DNA damage regulates alternative splicing through inhibition of RNA polymerase II elongation.

MANUEL J. MUÑOZ; M. SOLEDAD PÉREZ SANTANGELO; MARIA P. PARONETTO; MANUEL DE LA MATA; FEDERICO PELISCH; STÉPHANIE BOIREAU; KIRA GLOVER-CUTTER; CLAUDIA BEN-DOV; MATÍAS BLAUSTEIN; JUAN J. LOZANO; GREGORY BIRD; DAVID BENTLEY; EDOUARD BERTRAND; ALBERTO R. KORNBLIHTT

CELL

CELL PRESS

Año: 2009 vol. 137 p. 708 - 720

0092-8674

DNA damage induces apoptosis and many apoptotic genes are regulated via alternative splicing (AS), but little is known about the control mechanisms. Here we show that ultraviolet irradiation (UV) affects cotranscriptional AS in a p53-independent way, through the hyperphosphorylation of RNA polymerase II carboxy-terminal domain (CTD) and a subsequent inhibition of transcriptional elongation, estimated in vivo and in real time.

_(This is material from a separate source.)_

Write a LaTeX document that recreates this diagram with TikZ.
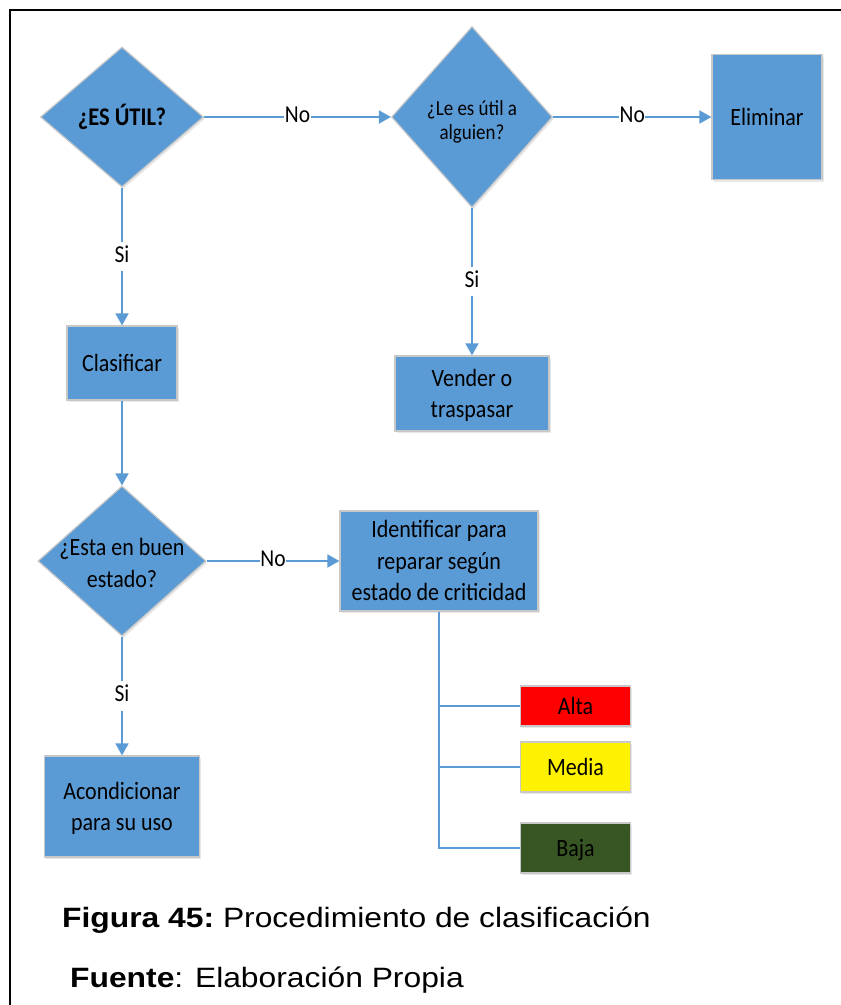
\documentclass[tikz,border=0pt]{standalone}
\usepackage{fontspec}
\setmainfont{Carlito}
\newfontfamily\capfont{Liberation Sans}
\usetikzlibrary{shapes.geometric,arrows.meta,shadows}
\definecolor{fblue}{HTML}{5B9BD5}
\definecolor{bordg}{HTML}{C8C8C8}
\definecolor{bgreen}{HTML}{375623}
\newcommand{\stx}[1]{\scalebox{1}[1.13]{\begin{tabular}{@{}c@{}}#1\end{tabular}}}
\begin{document}
\begin{tikzpicture}[x=1pt,y=-1pt,
  shapebase/.style={draw=bordg, line width=1.2pt, fill=fblue,
    drop shadow={shadow xshift=1.5pt, shadow yshift=-2pt, opacity=0.18}},
  dia/.style 2 args={shapebase, diamond, inner sep=0pt, minimum width=#1, minimum height=#2},
  boxnode/.style n args={3}{shapebase, rectangle, inner sep=0pt, minimum width=#1, minimum height=#2, fill=#3},
  txt/.style={align=center, font=\fontsize{22}{28}\selectfont, inner sep=0pt, yshift=-2pt},
  conn/.style={draw=fblue, line width=1.8pt, -{Triangle[length=12pt,width=13pt]}},
  plain/.style={draw=fblue, line width=1.8pt},
  lbl/.style={fill=white, inner sep=0.5pt, font=\fontsize{21.5}{25}\selectfont},
  captxt/.style={anchor=base west, inner sep=0pt, font=\capfont\fontsize{31.8}{36}\selectfont}
]
\useasboundingbox (0,0) rectangle (841,1005);
\fill[white] (0,0) rectangle (841,1005);
\draw[line width=1.8pt, black] (841,10) -- (10,10) -- (10,1005);

% shapes
\node[dia={163pt}{140pt}] (d1) at (122,117) {};
\node[txt, font=\bfseries\fontsize{22.5}{28}\selectfont] (t1) at (d1) {\stx{¿ES ÚTIL?}};
\node[dia={161pt}{181pt}] (d2) at (472,117) {};
\node[txt, font=\fontsize{19}{21}\selectfont, yshift=-4pt] (t2) at (d2) {\stx{¿Le es útil a\\alguien?}};
\node[boxnode={110pt}{125pt}{fblue}] (elim) at (767,117) {};
\node[txt] (telim) at (elim) {\stx{Eliminar}};
\node[boxnode={110pt}{74pt}{fblue}] (clas) at (122,363) {};
\node[txt] (tclas) at (clas) {\stx{Clasificar}};
\node[boxnode={154pt}{75pt}{fblue}] (vend) at (472,393.5) {};
\node[txt] (tvend) at (vend) {\stx{Vender o\\traspasar}};
\node[dia={168pt}{150pt}] (d3) at (122,561) {};
\node[txt] (t3) at ([yshift=-2pt]d3.center) {\stx{¿Esta en buen\\estado?}};
\node[boxnode={198pt}{100pt}{fblue}] (iden) at (439,561) {};
\node[txt] (tiden) at (iden) {\stx{Identificar para\\reparar según\\estado de criticidad}};
\node[boxnode={155pt}{101pt}{fblue}] (acon) at (122,806.5) {};
\node[txt] (tacon) at (acon) {\stx{Acondicionar\\para su uso}};
\node[boxnode={110pt}{40pt}{red}] (alta) at (575.5,706) {};
\node[txt] (talta) at (alta) {\stx{Alta}};
\node[boxnode={110pt}{50pt}{yellow}] (media) at (575.5,767) {};
\node[txt] (tmedia) at (media) {\stx{Media}};
\node[boxnode={110pt}{50pt}{bgreen}] (baja) at (575.5,848) {};
\node[txt] (tbaja) at (baja) {\stx{Baja}};

% connectors
\draw[conn] (d1.east) -- node[lbl] {\stx{No}} (d2.west);
\draw[conn] (d2.east) -- node[lbl] {\stx{No}} (elim.west);
\draw[conn] (d1.south) -- node[lbl] {\stx{Si}} (clas.north);
\draw[conn] (d2.south) -- node[lbl] {\stx{Si}} (vend.north);
\draw[conn] (clas.south) -- (d3.north);
\draw[conn] (d3.east) -- node[lbl] {\stx{No}} (iden.west);
\draw[conn] (d3.south) -- node[lbl] {\stx{Si}} (acon.north);
\draw[plain] (iden.south) -- (iden.south |- baja.west) -- (baja.west);
\draw[plain] (iden.south |- alta.west) -- (alta.west);
\draw[plain] (iden.south |- media.west) -- (media.west);

% caption
\node[captxt] (cap1) at (62,927) {\scalebox{1}[0.88]{\textbf{Figura 45:}~Procedimiento de clasificación}};
\node[captxt] (cap2) at (70,987) {\scalebox{1}[0.88]{\textbf{Fuente}: Elaboración Propia}};
\end{tikzpicture}
\end{document}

Phosphomimetic CTD mutants not only display lower elongation but also duplicate the UV effect on AS. Consistently, nonphosphorylatable mutants prevent the UV effect. Apoptosis promoted by UV in cells lacking p53 is prevented when the change in AS of the apoptotic gene bcl-x is reverted, confirming the relevance of this mechanism. Splicing-sensitive microarrays revealed a significant overlap of the subsets of genes that have changed AS with UV and those that have reduced expression, suggesting that transcriptional coupling to AS is a key feature of the DNA-damage response.